48 establishes a Truce Commission. 49 notes that previous resolutions have not been followed and insists that "all Governments and authorities, without prejudice to the rights, claims or positions of the parties concerned, to abstain from any hostile military action in Palestine and to that end to issue a cease-fire." It also calls for the truce and negotiations to be the "highest priority." 50 calls for the earlier things in stronger, more urgent terms, this time including by name (Palestine, Egypt, Iraq, Lebanon, Saudi Arabia, Syria, Transjordan and Yemen) the countries involved. 53 "addresses an urgent appeal to the interested parties to accept in principle the prolongation of the truce" (that's it, almost the entire resolution in a sentence).

54 notes that the Provisional Government of Israel has accepted the truce, though Arab states have not (leading to "hostilities") and "orders the Governments and authorities concerned" to halt military action and adopt a cease-fire, including an "unconditional cease-fire" for Jerusalem. 56 states that "each party is responsible for the actions of both regular and irregular forces operating under its authority or in territory under its control" and must "use all means at its disposal to prevent action violating the truce by individuals or groups who are subject to its authority or who are in territory under its control." Violators of the truce must be brought to trial for conviction and no side can "gain military or political advantage through violation of the truce." Perhaps most importantly, "no party is permitted to violate the truce on the ground that it is undertaking reprisals or retaliations against the other party."

Nothing anti-Israel in the first ten.
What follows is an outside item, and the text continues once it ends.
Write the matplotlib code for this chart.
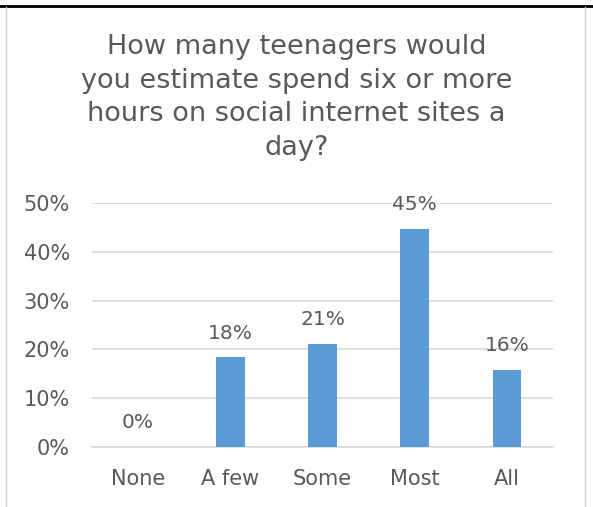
import matplotlib.pyplot as plt
from matplotlib.lines import Line2D

categorias = ["None", "A few", "Some", "Most", "All"]
valores = [0.0, 18.4, 21.1, 44.7, 15.8]
ticks_y = [0, 10, 20, 30, 40, 50]

titulo = "How many teenagers would\nyou estimate spend six or more\nhours on social internet sites a\nday?"
cinza = "#595959"

plt.rcParams['font.family'] = ['DejaVu Sans']

fig = plt.figure(figsize=(5.93, 5.07), dpi=100)
ax = fig.add_axes([92 / 593, 1 - 447 / 507, (553 - 92) / 593, (447 - 203) / 507])

x = range(len(categorias))
ax.bar(x, valores, width=0.31, color="#5B9BD5", zorder=3)
for xi, v in zip(x, valores):
    ax.text(xi, v + 3.0, f"{v:.0f}%", ha="center", va="bottom", fontsize=14.5, color=cinza)

ax.set_ylim(0, 50)
ax.set_xlim(-0.5, len(categorias) - 0.5)
ax.set_yticks(ticks_y)
ax.set_yticklabels([f"{t}%" for t in ticks_y], fontsize=15, color=cinza)
ax.set_xticks(list(x))
ax.set_xticklabels(categorias, fontsize=15, color=cinza)
ax.tick_params(axis="y", length=0, pad=16)
ax.tick_params(axis="x", length=0, pad=16)
ax.yaxis.grid(True, color="#D9D9D9", linewidth=1.2, zorder=0)
for lado in ["top", "right", "left"]:
    ax.spines[lado].set_visible(False)
ax.spines["bottom"].set_color("#D9D9D9")
ax.spines["bottom"].set_linewidth(1.2)

fig.text(0.5, 1 - 34 / 507, titulo, ha="center", va="top", fontsize=19.5, color=cinza,
         linespacing=1.38)

# bordas do quadro
fig.add_artist(Line2D([0, 1], [1 - 6 / 507, 1 - 6 / 507], color="black", linewidth=2))
fig.add_artist(Line2D([6 / 593, 6 / 593], [0, 1 - 7 / 507], color="#D0D0D0", linewidth=1))
fig.add_artist(Line2D([585 / 593, 585 / 593], [0, 1 - 7 / 507], color="#D0D0D0", linewidth=1))

fig.savefig("out.png", dpi=100)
In fact, 54 is a condemnation of the Arab states for not accepting the truce. It's quite balanced and there is no specific mention of Israeli violence to Palestinians (or ignoring Arab-Palestinian violence). That brings it to almost thirty percent of the total without the alleged pattern. The spot check of the 1980s shows it to be even higher.
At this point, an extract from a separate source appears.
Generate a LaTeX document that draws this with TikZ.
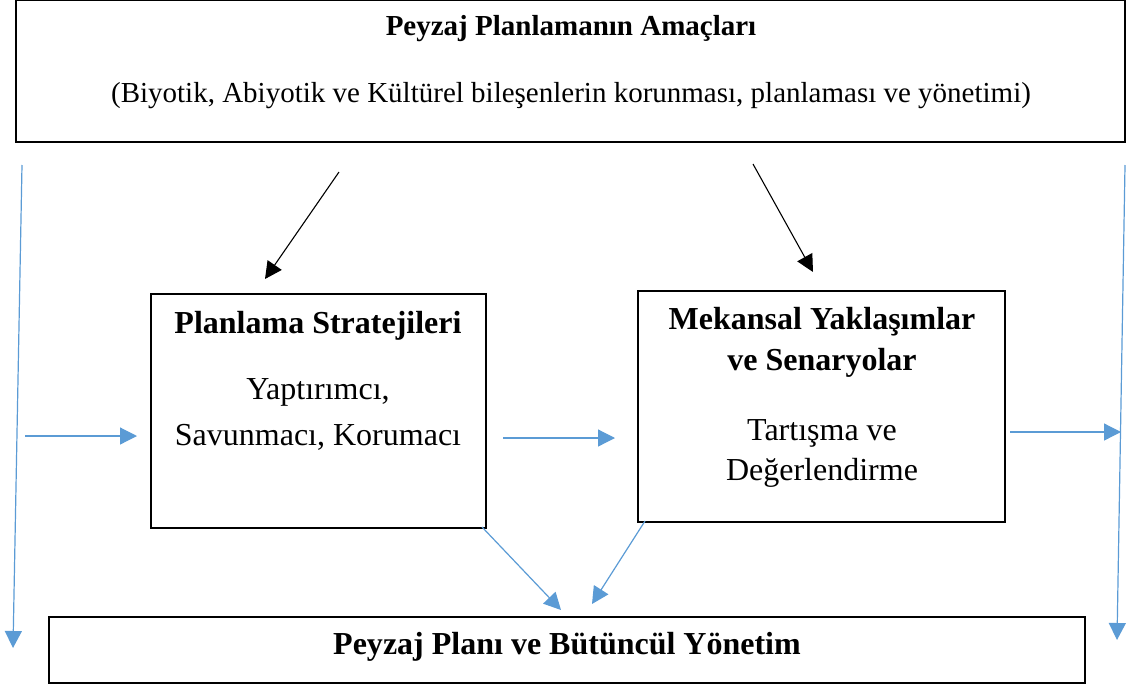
\documentclass[tikz,border=0pt]{standalone}
\usepackage{fontspec}
\setmainfont{Liberation Serif}
\usetikzlibrary{arrows.meta}
\definecolor{flowblue}{RGB}{91,155,213}
\tikzset{
  x=1pt, y=-1pt,
  box/.style={draw=black, line width=1.3pt, fill=white},
  txt/.style={inner sep=0pt, align=center, font=\fontsize{29}{34}\selectfont},
  btxt/.style={txt, font=\fontsize{29}{34}\selectfont\bfseries},
  ltxt/.style={inner sep=0pt, align=center, font=\fontsize{32}{38}\selectfont},
  lbtxt/.style={ltxt, font=\fontsize{32}{38}\selectfont\bfseries},
  blk/.style={draw=black, line width=1.1pt, -{Triangle[length=17pt,width=17pt]}},
  blu/.style={draw=flowblue, line width=1.2pt, -{Triangle[length=17pt,width=17pt]}, color=flowblue},
}
\begin{document}
\begin{tikzpicture}
\useasboundingbox (0,0) rectangle (1126,691);

% boxes
\draw[box] (16,0) rectangle (1125,142);
\draw[box] (151,294) rectangle (486,528);
\draw[box] (638,291) rectangle (1005,522);
\draw[box] (49,617) rectangle (1085,683);

% texts
\node[btxt] (title) at (571,29) {Peyzaj Planlamanın Amaçları};
\node[txt] (sub) at (571,96) {(Biyotik, Abiyotik ve Kültürel bileşenlerin korunması, planlaması ve yönetimi)};
\node[lbtxt] (ps) at (318,326) {Planlama Stratejileri};
\node[ltxt] (ps1) at (318,392) {Yaptırımcı,};
\node[ltxt] (ps2) at (318,437) {Savunmacı, Korumacı};
\node[lbtxt] (mk1) at (822,322) {Mekansal Yaklaşımlar};
\node[lbtxt] (mk2) at (822,363) {ve Senaryolar};
\node[ltxt] (mk3) at (822,433) {Tartışma ve};
\node[ltxt] (mk4) at (822,473) {Değerlendirme};
\node[lbtxt] (bot) at (567,647) {Peyzaj Planı ve Bütüncül Yönetim};

% connector end points
\coordinate (a1s) at (339,172); \coordinate (a1e) at (265,279);
\coordinate (a2s) at (753,164); \coordinate (a2e) at (813,272);
\coordinate (lvs) at (22,165);  \coordinate (lve) at (13,648);
\coordinate (rvs) at (1125,165); \coordinate (rve) at (1117,640);
\coordinate (lhs) at (25,436);  \coordinate (lhe) at (137,436);
\coordinate (mhs) at (503,438); \coordinate (mhe) at (615,438);
\coordinate (rhs) at (1010,432); \coordinate (rhe) at (1121,432);
\coordinate (d1s) at (482,527); \coordinate (d1e) at (561,610);
\coordinate (d2s) at (645,521); \coordinate (d2e) at (592,604);

% connectors
\draw[blk] (a1s) -- (a1e);
\draw[blk] (a2s) -- (a2e);
\draw[blu] (lvs) -- (lve);
\draw[blu] (rvs) -- (rve);
\draw[blu] (lhs) -- (lhe);
\draw[blu] (mhs) -- (mhe);
\draw[blu] (rhs) -- (rhe);
\draw[blu] (d1s) -- (d1e);
\draw[blu] (d2s) -- (d2e);
\end{tikzpicture}
\end{document}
As for whether it is a reflection of world opinion, a review of newspapers outside of the US and Israel shows there to be strong agreement with the UN assessment of the situation.
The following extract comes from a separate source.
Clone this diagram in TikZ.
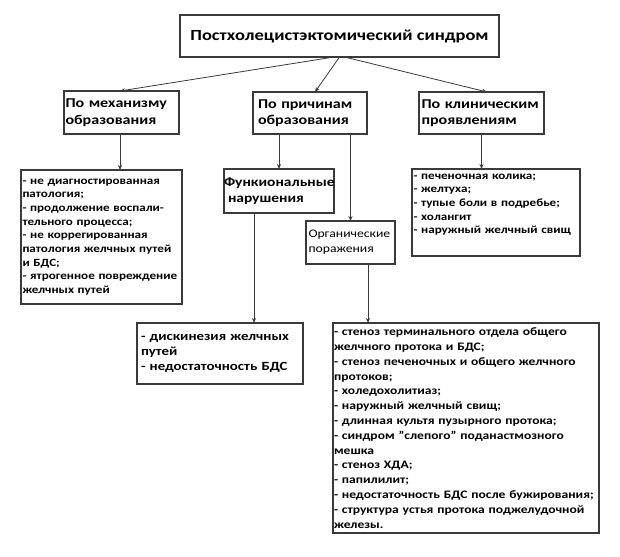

(Sources: www.un.org/Depts/dpa/qpalnew/security_council.htm, www.globalpolicy.org/security/membship/mem2.htm, www.leagueofarabstates.org/e_Members.asp)

So what? A quick search of

http://www.un.org/

also lists about 40 resolutions passed about the United States of America, all of which are still active resolutions - ie unresolved.

The US is directly responsible for illegal loss of life, illegal political manipulation, the sponsoring of rebel and terrorist groups and illegal manipulation of the domestic financial markets in all the following countries, according to the UN.

Grenada, Columbia, Bosnia, Nicaragua, Cuba, Kosovo, Afghanistan, Iran, Iraq, Northern Ireland, Burma, North Korea, the People's Republic of China, Russia, the Ukraine, Cambodia, Libya, Bolivia, Brazil, Argentina, Algeria, Pakistan, the Philipines, Indonesia. Oh, and the United States of America.

Are we having fun yet? Or can i stop now? Because this whole node is just a silly mudslinging excercise, and better left well alone. Pretty much every sovereign state has resolutions outstanding against it - the only reason the Palestinian Authority hasn't is because it's not (at this time of writing) a nation state. Israel is just fun to pick on because it's in the news right now. I daresay six months ago it would have been Afghanistan, and in six months time it'll be whoever else the newspapers and television news have decided they don't like that week.*

 


*In case you didn't notice, it was Iraq.